Damera declined to comment when asked about the secondary share sale.

The company was last valued at $3.2 billion, after it closed a $650 million financing round that included a secondary share sale of about $220 million.

Eruditus has partnerships with top global universities such as Harvard, Columbia and Massachusetts Institute of Technology, as well as Indian management institutions including the Indian School of Business and Indian Institutes of Management.

Higher learning opportunities

Eruditus’ operations in India and Latin America grew faster in the past fiscal year compared with other markets such as the US and Europe, the CEO said.

The Indian market’s share in the company’s total enrolments rose to 25% in FY23 from 20% the year before. The US contributes 40% to the enrolments for the company and is the largest market for the firm.

“Almost 75% of our business comes from outside India … we benefit from that because we have dollar revenues but most of our people are from India, so a part of our costs is in Indian rupees.
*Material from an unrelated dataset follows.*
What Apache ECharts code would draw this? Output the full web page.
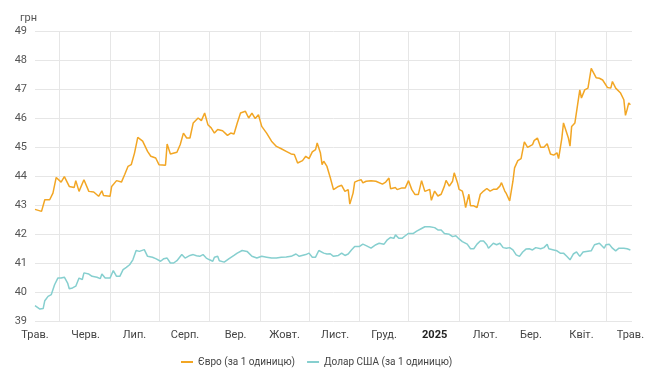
<!DOCTYPE html>
<html>
<head>
<meta charset="utf-8">
<script src="https://cdn.jsdelivr.net/npm/echarts@6/dist/echarts.min.js"></script>
<style>html,body{margin:0;padding:0;background:#fff}#c{width:650px;height:384px}</style>
</head>
<body>
<div id="c"></div>
<script>
// Day offsets from 1 May 2024 and rates (UAH per 1 unit)
const eurDay = [0,4,6,7,9,11,13,16,18,21,24,25,27,30,31,33,36,39,41,42,46,47,50,53,55,57,59,61,63,66,69,71,74,76,80,81,83,87,89,91,93,95,97,100,102,104,106,108,110,112,115,118,120,122,124,126,129,131,133,135,137,138,139,142,145,148,151,154,157,159,161,164,166,168,170,172,173,175,176,177,179,181,183,186,188,190,192,193,195,196,198,200,201,203,206,209,213,215,217,218,221,222,225,227,229,231,233,235,237,239,242,243,245,247,249,251,252,254,256,257,259,260,262,263,264,266,267,269,271,273,275,277,279,281,283,285,286,288,289,291,293,294,296,298,300,302,305,306,308,310,312,314,316,318,320,321,323,324,325,327,328,329,331,332,334,335,337,339,341,344,346,348,351,353,354,356,357,359,361,362,363,364,365];
const eurRate = [42.85,42.78,43.18,43.24,43.18,43.41,43.95,43.79,43.98,43.64,43.60,43.84,43.47,43.87,43.84,43.47,43.45,43.30,43.49,43.33,43.30,43.64,43.84,43.79,44.05,44.33,44.39,44.79,45.33,45.20,44.85,44.68,44.62,44.39,44.37,45.10,44.76,44.82,45.08,45.48,45.31,45.31,45.83,46.00,45.91,46.17,45.77,45.66,45.48,45.60,45.56,45.40,45.48,45.45,45.83,46.17,46.23,46.00,46.17,45.98,46.11,46.06,45.71,45.48,45.20,45.02,44.94,44.85,44.76,44.74,44.45,44.53,44.68,44.60,44.83,44.91,45.14,44.79,44.39,44.51,44.33,43.95,43.53,43.64,43.68,43.47,43.53,43.03,43.41,43.79,43.84,43.87,43.76,43.82,43.84,43.82,43.72,43.79,43.93,43.56,43.60,43.53,43.59,43.59,43.84,43.53,43.36,43.36,43.84,43.47,43.54,43.16,43.48,43.31,43.37,43.65,43.85,43.65,43.82,44.11,43.77,43.54,43.48,43.25,42.91,43.37,42.97,42.97,42.91,43.37,43.48,43.57,43.48,43.54,43.54,43.65,43.77,43.48,43.39,43.14,43.82,44.28,44.53,44.60,45.18,44.99,45.08,45.22,45.31,44.99,44.99,45.11,44.76,44.72,44.80,44.60,45.31,45.83,45.83,45.31,45.03,45.71,45.83,45.83,46.97,46.69,46.97,47.03,47.71,47.39,47.37,47.31,47.05,47.03,47.26,47.03,46.97,46.86,46.63,46.09,46.29,46.52,46.46];
const usdDay = [0,3,5,6,8,10,12,14,16,18,20,21,23,25,27,29,30,33,35,38,40,41,43,46,47,48,50,52,54,56,58,60,62,64,67,69,72,74,77,79,81,83,85,87,90,92,95,97,99,101,103,105,107,109,110,112,113,116,119,122,124,127,130,133,136,139,142,145,148,151,154,157,160,162,166,168,170,172,174,177,179,181,183,186,188,190,192,194,196,199,201,203,206,207,209,211,214,216,218,220,221,223,225,227,229,232,234,237,239,242,245,247,249,251,254,256,258,260,262,265,267,269,271,273,275,277,278,281,283,285,287,289,291,293,295,297,299,301,303,305,307,310,312,314,315,318,320,322,324,326,328,330,332,334,336,338,341,343,346,347,349,350,352,354,356,358,361,363,365];
const usdRate = [39.53,39.41,39.43,39.70,39.85,39.91,40.25,40.48,40.48,40.51,40.31,40.11,40.14,40.20,40.48,40.43,40.66,40.62,40.54,40.51,40.46,40.62,40.48,40.48,40.51,40.74,40.54,40.54,40.77,40.85,40.94,41.11,41.43,41.40,41.46,41.23,41.20,41.15,41.06,41.15,41.17,41.00,41.00,41.08,41.29,41.17,41.26,41.29,41.25,41.23,41.29,41.17,41.11,41.06,41.20,41.23,41.08,41.03,41.15,41.26,41.34,41.43,41.40,41.23,41.17,41.23,41.20,41.17,41.17,41.20,41.21,41.23,41.31,41.23,41.29,41.34,41.20,41.20,41.43,41.34,41.31,41.32,41.23,41.26,41.34,41.26,41.31,41.45,41.57,41.57,41.65,41.60,41.51,41.45,41.63,41.68,41.65,41.80,41.88,41.85,41.97,41.85,41.85,41.94,42.02,42.02,42.10,42.19,42.25,42.25,42.22,42.14,42.14,42.02,41.99,41.91,41.94,41.83,41.74,41.65,41.49,41.49,41.65,41.76,41.76,41.63,41.51,41.68,41.63,41.68,41.53,41.51,41.53,41.45,41.28,41.23,41.38,41.48,41.49,41.45,41.53,41.49,41.53,41.65,41.49,41.45,41.42,41.34,41.34,41.23,41.11,41.31,41.38,41.23,41.38,41.40,41.42,41.63,41.68,41.72,41.51,41.63,41.65,41.51,41.42,41.51,41.51,41.49,41.45];
const monthLabels = ['Трав.','Черв.','Лип.','Серп.','Вер.','Жовт.','Лист.','Груд.','2025','Лют.','Бер.','Квіт.','Трав.'];
const yTicks = [39,40,41,42,43,44,45,46,47,48,49];
const seriesNames = ['Євро (за 1 одиницю)','Долар США (за 1 одиницю)'];

const DAY = 86400000;
const START = Date.UTC(2024, 4, 1);
const dayOf = (y, m, d) => Math.round((Date.UTC(y, m, d) - START) / DAY);
const END_DAY = dayOf(2025, 4, 2);
const toPairs = (days, vals) => days.map((d, i) => [d, vals[i]]);
const monthStarts = monthLabels.map((_, i) => dayOf(2024, 4 + i, 1));
const midMonths = [];
for (let i = 0; i < 12; i++) midMonths.push(dayOf(2024, 4 + i, 16));

const chart = echarts.init(document.getElementById('c'), null, {renderer: 'canvas'});
chart.setOption({
  animation: false,
  textStyle: {fontFamily: 'Roboto'},
  title: {text: 'грн', left: 15, top: 8, textStyle: {fontSize: 11, fontWeight: 'normal', color: '#555', fontFamily: 'Roboto'}},
  grid: {left: 35, right: 18, top: 31, bottom: 63, containLabel: false},
  legend: {
    left: 176, top: 352, itemWidth: 12, itemHeight: 2, itemGap: 12, icon: 'rect',
    textStyle: {fontSize: 10, color: '#444', fontFamily: 'Roboto'},
    data: seriesNames
  },
  xAxis: {
    type: 'value', min: 0, max: END_DAY,
    axisLine: {show: false},
    axisTick: {show: false, customValues: midMonths},
    splitLine: {show: true, lineStyle: {color: '#e6e6e6', width: 1}},
    axisLabel: {
      customValues: monthStarts, margin: 9, fontSize: 11, color: '#444', fontFamily: 'Roboto',
      formatter: function (v) {
        const idx = monthStarts.indexOf(Math.round(v));
        const t = monthLabels[idx];
        return t === '2025' ? '{b|' + t + '}' : t;
      },
      rich: {b: {fontWeight: 'bold', fontSize: 11, color: '#222', fontFamily: 'Roboto'}}
    }
  },
  yAxis: {
    type: 'value', min: yTicks[0], max: yTicks[yTicks.length - 1], interval: 1,
    axisLine: {show: false}, axisTick: {show: false},
    axisLabel: {fontSize: 11, color: '#555', margin: 8, fontFamily: 'Roboto'},
    splitLine: {lineStyle: {color: '#e6e6e6', width: 1}}
  },
  series: [
    {name: seriesNames[0], type: 'line', showSymbol: false, symbol: 'none', color: '#F2A624',
     lineStyle: {width: 1.5, color: '#F2A624'}, data: toPairs(eurDay, eurRate)},
    {name: seriesNames[1], type: 'line', showSymbol: false, symbol: 'none', color: '#86CFCF',
     lineStyle: {width: 1.5, color: '#86CFCF'}, data: toPairs(usdDay, usdRate)}
  ]
});
</script>
</body>
</html>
That is the operating leverage we have, which continues to improve,” he said.

Peer performance

For the fiscal year ended June 30, 2022, Eruditus’ revenue had increased 87% to $245 million. Its net loss for the year, adjusted for exceptional items such as provisions towards employee stock compensation, goodwill impairment and unrecognised revenue, was around $66 million.
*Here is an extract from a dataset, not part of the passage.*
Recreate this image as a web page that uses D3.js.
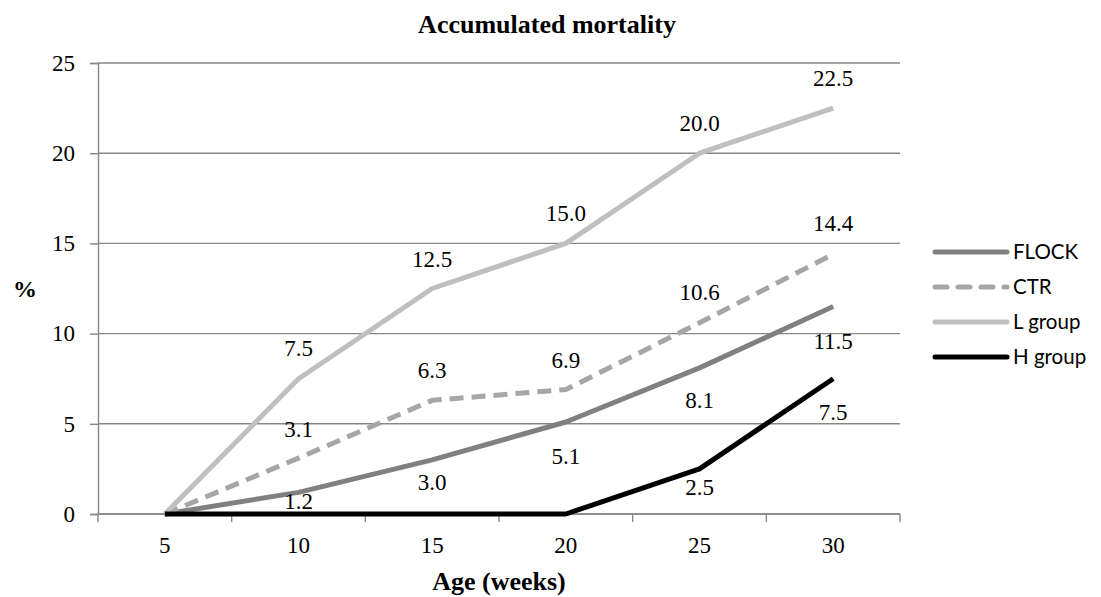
<!DOCTYPE html>
<html>
<head>
<meta charset="utf-8">
<script src="https://cdn.jsdelivr.net/npm/d3@7"></script>
<style>
  body { margin: 0; background: #fff; }
</style>
</head>
<body>
<script>
// data
const ages = ["5", "10", "15", "20", "25", "30"];
const flock = [0, 1.2, 3.0, 5.1, 8.1, 11.5];
const ctr = [0, 3.1, 6.3, 6.9, 10.6, 14.4];
const lGroup = [0, 7.5, 12.5, 15.0, 20.0, 22.5];
const hGroup = [0, 0, 0, 0, 2.5, 7.5];
const yTicks = [0, 5, 10, 15, 20, 25];

const serif = "'Liberation Serif', 'Times New Roman', serif";
const sans = "Lato, 'Open Sans', sans-serif";

// label nudges (px from the point), as placed in the original
const series = [
    {name: "FLOCK", values: flock, color: "#808080", dash: null, labelDy: [0, 9, 22, 34, 32, 34]},
    {name: "CTR", values: ctr, color: "#a6a6a6", dash: "14,8", labelDy: [0, -29, -30, -30, -31, -31]},
    {name: "L group", values: lGroup, color: "#bfbfbf", dash: null, labelDy: [0, -31, -30, -30, -30, -30]},
    {name: "H group", values: hGroup, color: "#000000", dash: null, labelDy: [0, 0, 0, 0, 18, 33]}
];

const W = 1101, H = 597;
const margin = {left: 98, right: 201, top: 63, bottom: 83};
const width = W - margin.left - margin.right;
const height = H - margin.top - margin.bottom;

const svg = d3.select("body")
    .append("svg")
        .attr("width", W)
        .attr("height", H);

const g = svg.append("g")
    .attr("transform", "translate(" + margin.left + "," + margin.top + ")");

const x = d3.scaleBand()
    .domain(ages)
    .range([0, width]);

const y = d3.scaleLinear()
    .domain([0, 25])
    .range([height, 0]);

const gridColor = "#878787";

// gridlines
g.selectAll(".grid")
    .data(yTicks)
    .enter().append("line")
        .attr("x1", 0)
        .attr("x2", width)
        .attr("y1", d => y(d))
        .attr("y2", d => y(d))
        .attr("stroke", gridColor)
        .attr("stroke-width", 1.4);

// y axis
const leftAxis = d3.axisLeft(y)
    .tickValues(yTicks)
    .tickSize(8)
    .tickPadding(15);

const ya = g.append("g")
    .attr("class", "left axis")
    .call(leftAxis);
ya.select(".domain").attr("stroke", gridColor).attr("stroke-width", 1.4);
ya.selectAll(".tick line").attr("stroke", gridColor).attr("stroke-width", 1.4);
ya.selectAll("text")
    .style("font-family", serif)
    .style("font-size", "23px")
    .attr("fill", "#000");

// x axis: ticks between categories
const xa = g.append("g")
    .attr("class", "bottom axis")
    .attr("transform", "translate(0," + height + ")");

xa.append("line")
    .attr("x1", 0).attr("x2", width)
    .attr("y1", 0).attr("y2", 0)
    .attr("stroke", gridColor)
    .attr("stroke-width", 1.4);

const boundaries = ages.map(d => x(d)).concat([width]);
xa.selectAll(".xtick")
    .data(boundaries)
    .enter().append("line")
        .attr("x1", d => d)
        .attr("x2", d => d)
        .attr("y1", 0)
        .attr("y2", 8)
        .attr("stroke", gridColor)
        .attr("stroke-width", 1.4);

xa.selectAll(".xlabel")
    .data(ages)
    .enter().append("text")
        .attr("x", d => x(d) + x.bandwidth() / 2)
        .attr("y", 39)
        .attr("text-anchor", "middle")
        .style("font-family", serif)
        .style("font-size", "23px")
        .text(d => d);

// lines
const line = d3.line()
    .x((d, i) => x(ages[i]) + x.bandwidth() / 2)
    .y(d => y(d));

g.selectAll(".series")
    .data(series)
    .enter().append("path")
        .attr("d", d => line(d.values))
        .attr("fill", "none")
        .attr("stroke", d => d.color)
        .attr("stroke-width", 5)
        .attr("stroke-dasharray", d => d.dash)
        .attr("stroke-linejoin", "round");

// data labels (non-zero only)
series.forEach(s => {
    g.selectAll(null)
        .data(s.values.map((v, i) => ({v: v, i: i})).filter(d => d.v > 0))
        .enter().append("text")
            .attr("x", d => x(ages[d.i]) + x.bandwidth() / 2)
            .attr("y", d => y(d.v) + s.labelDy[d.i])
            .attr("dy", "0.35em")
            .attr("text-anchor", "middle")
            .style("font-family", serif)
            .style("font-size", "23px")
            .text(d => d.v.toFixed(1));
});

// titles
svg.append("text")
    .attr("x", 547)
    .attr("y", 33)
    .attr("text-anchor", "middle")
    .style("font-family", serif)
    .style("font-weight", "bold")
    .style("font-size", "26px")
    .text("Accumulated mortality");

svg.append("text")
    .attr("x", margin.left + width / 2)
    .attr("y", 590)
    .attr("text-anchor", "middle")
    .style("font-family", serif)
    .style("font-weight", "bold")
    .style("font-size", "26px")
    .text("Age (weeks)");

svg.append("text")
    .attr("x", 25)
    .attr("y", 297)
    .attr("text-anchor", "middle")
    .style("font-family", serif)
    .style("font-weight", "bold")
    .style("font-size", "24px")
    .text("%");

// legend
const legend = svg.append("g")
    .attr("transform", "translate(935,252)");

const li = legend.selectAll(".item")
    .data(series)
    .enter().append("g")
        .attr("transform", (d, i) => "translate(0," + i * 35 + ")");

li.append("line")
    .attr("x1", 0).attr("x2", 72)
    .attr("y1", 0).attr("y2", 0)
    .attr("stroke", d => d.color)
    .attr("stroke-width", 5)
    .attr("stroke-linecap", "round")
    .attr("stroke-dasharray", d => d.dash ? "12,11" : null);

li.append("text")
    .attr("x", 78)
    .attr("y", 0)
    .attr("dy", "0.35em")
    .style("font-family", sans)
    .style("font-size", "20.5px")
    .text(d => d.name);
</script>
</body>
</html>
In comparison, the company’s key competitor, Temasek-backed Upgrad, reported around $92 million in revenue for its fiscal year ended March 31, 2022, almost three times more than the previous year. Upgrad’s total expenses had more than doubled. It has yet to report its FY23 results.

Eruditus also competes with Byju’s-owned Great Learning and Blackstone-owned Simplilearn.

For Eruditus, the enterprise business grew faster than its consumer business, and Damera indicated that the company will focus more on enterprise going ahead, in line with its chase for profitability.

According to him, the company continues to evaluate acquisition opportunities, especially in the enterprise segment where companies sponsor courses.

“In the enterprise segment, you have the same 55-60% gross margin, but you don’t have the 28% CAC (customer acquisition cost) … our India and Asia-Pacific enterprise business is at 30% Ebitda already. To grow that segment in the US and Europe is a focus for us,” he said.